Bent locking tangs: Although bent locking tangs aren't necessarily the result of a poor crimping process, the connector can fail just the same. Locking tangs may be bent either in or out too far, which affects the terminal's ability to completely lock into the shelf in the housing designed for this purpose. The tangs may be damaged as the terminals are unwound from the reel if the friction wheel on the crimp press’s reel holder is too tight. Or, it can be caused by handling after the terminals are crimped onto the wires.
Typically, terminated wires are gathered into a bundle and inventoried or transported to another location in the plant. During the bundling, or as each terminated wire is removed from the bundle, the locking tangs may be bent. If the damage occurs at the crimping press, then the friction wheel must be adjusted so it’s just tight enough to keep the reel of terminals from being unwound by their own weight. If the problem occurs during bundling, smaller bundles or improved handling procedures need to be implemented.
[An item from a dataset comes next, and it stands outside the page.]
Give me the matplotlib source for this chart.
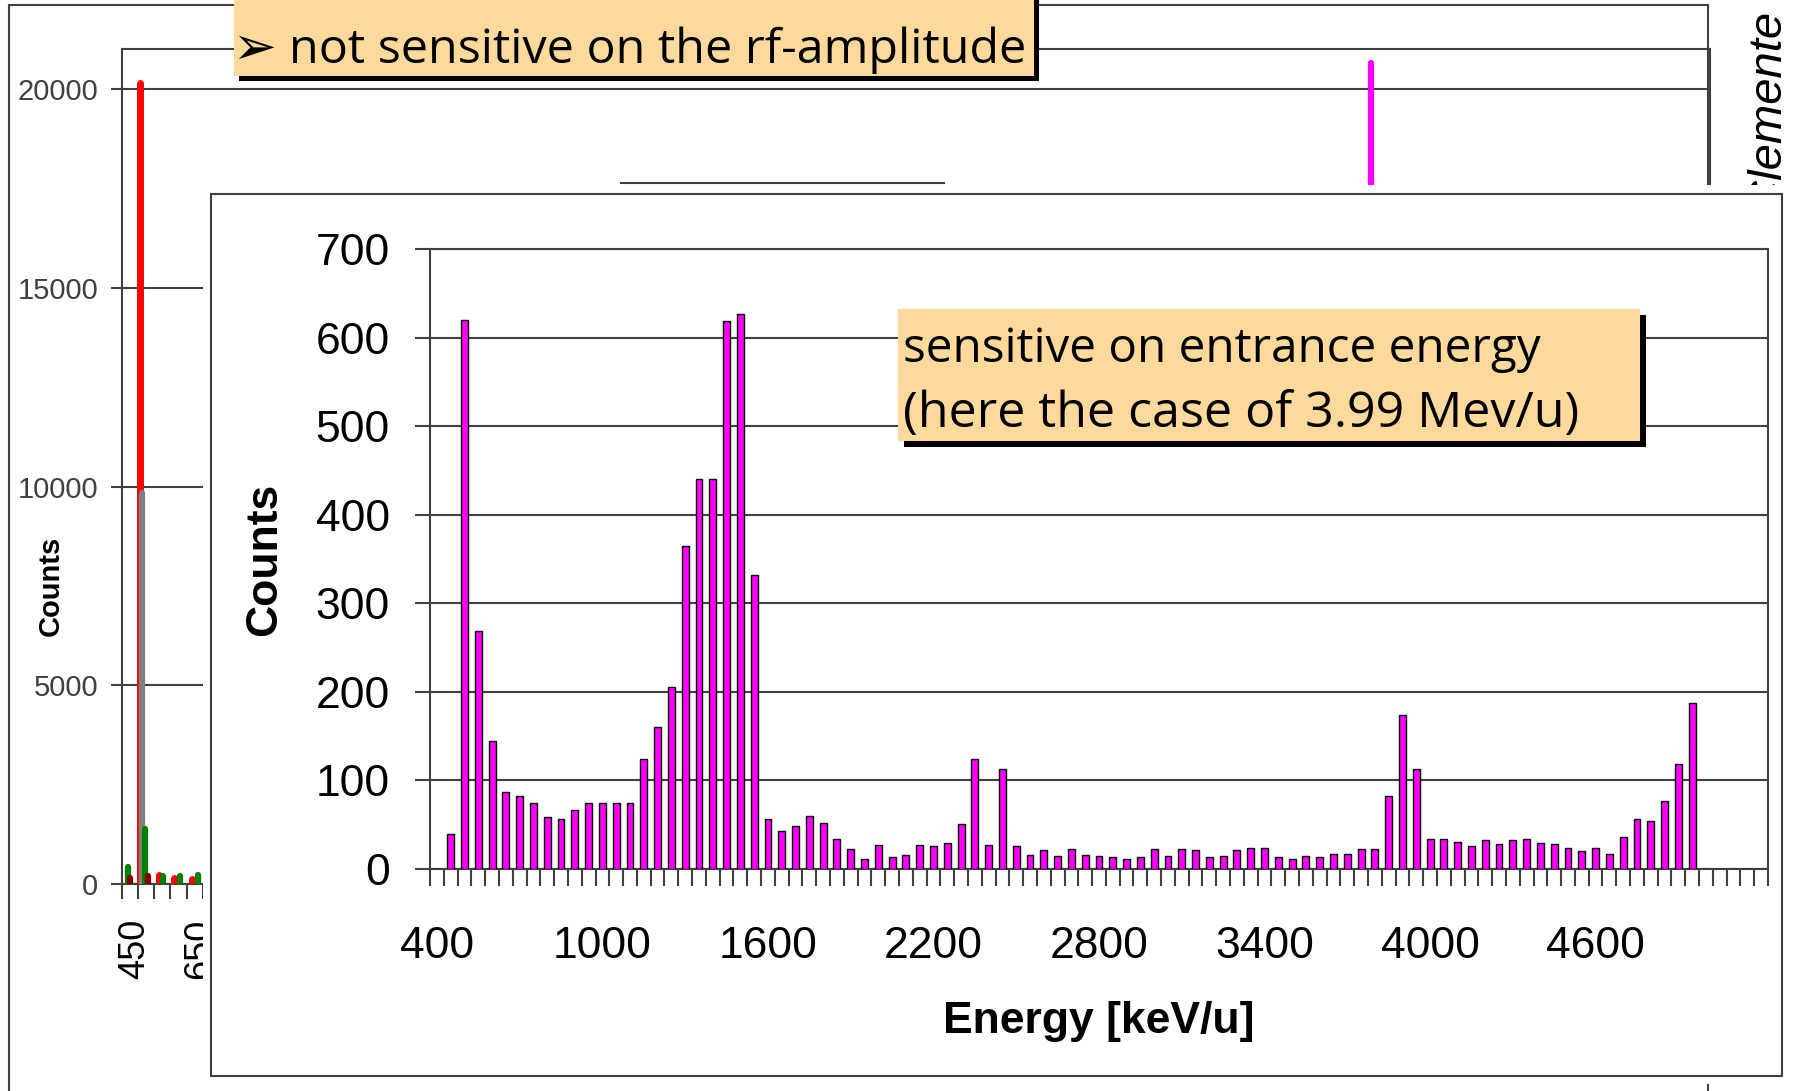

While there are 13 problems that may be caused during crimping , there are just four simple rules that will help ensure success:
1. Choose the right connector for your application requirements.
2. Use the crimp tooling specified by the terminal manufacturer.
3. Properly adjust the crimp tooling and maintain it in good working order.
4. Periodically replace the parts that displace metal (conductor and insulation punches, anvils, and terminal cutters).